Se lo sviluppo narrativo risente di un certo meccanicismo nell’alternarsi delle diverse storie, la costruzione perfetta dell’inquadratura, l’uso sapiente del colore e dell’illuminazione, uniti alla capacità di dare alle vicende delle singole donne una valenza universale, che va al di là del contesto geografico, ne fanno un film sicuramente originale, interessante e toccante, a cui forse non avrebbe guastato una maggiore ambiguità nell’enunciazione delle tematiche.
È proprio vero che il pubblico cinematografico preferisca la comprensione e la chiarezza all’enigma e all'astrazione?

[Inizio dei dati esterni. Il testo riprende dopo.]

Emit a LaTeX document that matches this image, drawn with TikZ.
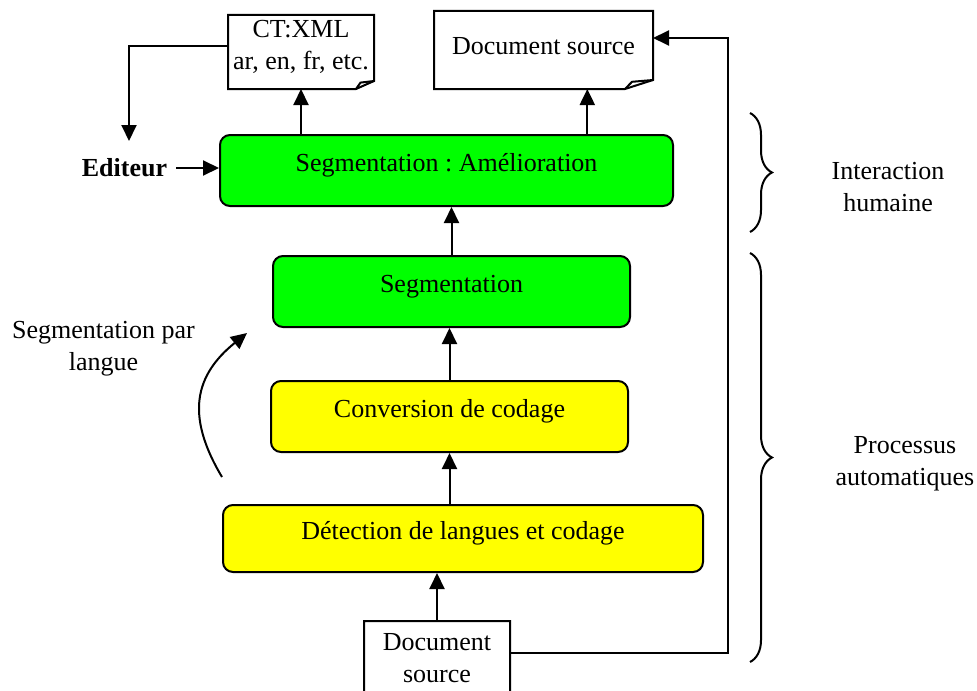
\documentclass[tikz,border=0pt]{standalone}
\usepackage{fontspec}
\setmainfont{Liberation Serif}
\usetikzlibrary{arrows.meta,calc,decorations.pathreplacing}
\frenchspacing

\definecolor{stagegreen}{RGB}{0,255,0}
\definecolor{stageyellow}{RGB}{255,255,0}

% outline of a document with its folded corner
\newcommand{\docfold}[3]{%
	\draw (#1.north west) -- (#1.north east) -- ([yshift=#3]#1.south east) -- ([xshift=-#2]#1.south east) -- (#1.south west) -- cycle;
	\draw ([xshift=-#2]#1.south east) -- ([xshift=-0.75*#2,yshift=0.8*#3]#1.south east) -- ([yshift=#3]#1.south east);
}

\begin{document}
\begin{tikzpicture}[x=0.5pt,y=-0.5pt,line width=1pt,
		every node/.style={font=\fontsize{13}{16}\selectfont},
		stage/.style={draw,rounded corners=5pt,text height=9pt,text depth=8pt,inner sep=0pt},
		green stage/.style={stage,fill=stagegreen},
		yellow stage/.style={stage,fill=stageyellow},
		docnote/.style={inner sep=0pt,align=center},
		arr/.style={-{Triangle[length=8pt,width=7.5pt]}}]
	\useasboundingbox (0,0) rectangle (977,690);

	\node[green stage,minimum width=226.5pt,minimum height=35.5pt] (ameli) at (446.5,170.5) {Segmentation : Amélioration};
	\node[green stage,minimum width=178.5pt,minimum height=35.5pt] (seg) at (451.5,291.5) {Segmentation};
	\node[yellow stage,minimum width=178.5pt,minimum height=35.5pt] (conv) at (449.5,416.5) {Conversion de codage};
	\node[yellow stage,minimum width=240pt,minimum height=33.5pt] (detect) at (463,538.5) {Détection de langues et codage};

	\node[docnote,minimum width=72pt,minimum height=36pt,text depth=7pt] (ctxml) at (301,52) {CT:XML\\ar, en, fr, etc.};
	\docfold{ctxml}{9pt}{4pt}
	\node[docnote,minimum width=108.5pt,minimum height=38pt,text depth=4pt] (docsrc) at (543.5,50) {Document source};
	\docfold{docsrc}{14pt}{4.5pt}
	\node[docnote,minimum width=72pt,minimum height=39pt,text depth=3.5pt] (docbot) at (437,661) {Document\\source};
	\docfold{docbot}{9pt}{4pt}

	\node[font=\fontsize{13}{16}\selectfont\bfseries,inner sep=4pt] (editeur) at (124.5,168) {Editeur};
	\node[align=center] (seglang) at (103.5,349) {Segmentation par\\langue};
	\node[align=center] (interact) at (888,187) {Interaction\\humaine};
	\node[align=center] (auto) at (905,464) {Processus\\automatiques};

	\coordinate (edtop) at (129,141);
	\coordinate (loop) at (728,38);
	\coordinate (docin) at ($(docsrc.south west)!0.7!(docsrc.south east)$);
	\coordinate (langfrom) at (222,477);
	\coordinate (langto) at (247,333);

	\draw[arr] (ameli.north -| ctxml.south) -- (ctxml.south);
	\draw[arr] (docin |- ameli.north) -- (docin);
	\draw[arr] (seg.north) -- (seg.north |- ameli.south);
	\draw[arr] (conv.north) -- (conv.north |- seg.south);
	\draw[arr] (conv.south |- detect.north) -- (conv.south);
	\draw[arr] (docbot.north) -- (docbot.north |- detect.south);
	\draw[arr] ([yshift=4pt]docbot.east) -| (loop) -- ([yshift=6pt]docsrc.east);
	\draw[arr] ([yshift=3pt]ctxml.west) -| (edtop);
	\draw[arr] (editeur.east) -- (editeur.east -| ameli.west);
	\draw[arr] (langfrom) .. controls (185,415) and (195,375) .. (langto);

	\draw[decorate,decoration={brace,amplitude=11pt}] (750,113) -- (750,232);
	\draw[decorate,decoration={brace,amplitude=11pt}] (750,253) -- (750,662);
\end{tikzpicture}
\end{document}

Cristina Menegolli - MCmagazine 27 (ottobre 2009)

promo

Le storie intrecciate di quattro donne molto diverse socialmente, ma accomunate dalla volontà di sfuggire a un passato “turbolento” e di prendere in mano il proprio destino. Le loro vicende vengono raccontate attraverso un montaggio alternato fino a che tutte convergono misteriosamente verso un giardino di campagna. Il giardino (elemento fondamentale nella letteratura della tradizione persiana e islamica) diventa per loro un rifugio, un luogo di esilio, in cui possono staccarsi dal mondo esterno... Un film tutto costruito sull’intreccio tra mondi “interiori” ed “esteriori”, sottolineato la costruzione perfetta dell’inquadratura, dall’uso sapiente dell’illuminazione e del colore (dai toni cromatici vivaci del giardino alla desaturazione delle manifestazioni per le strade). Un'opera originale, efficace nell’enunciazione delle tematiche, affascinante nell'amalgama estetica di enigma e astrazione.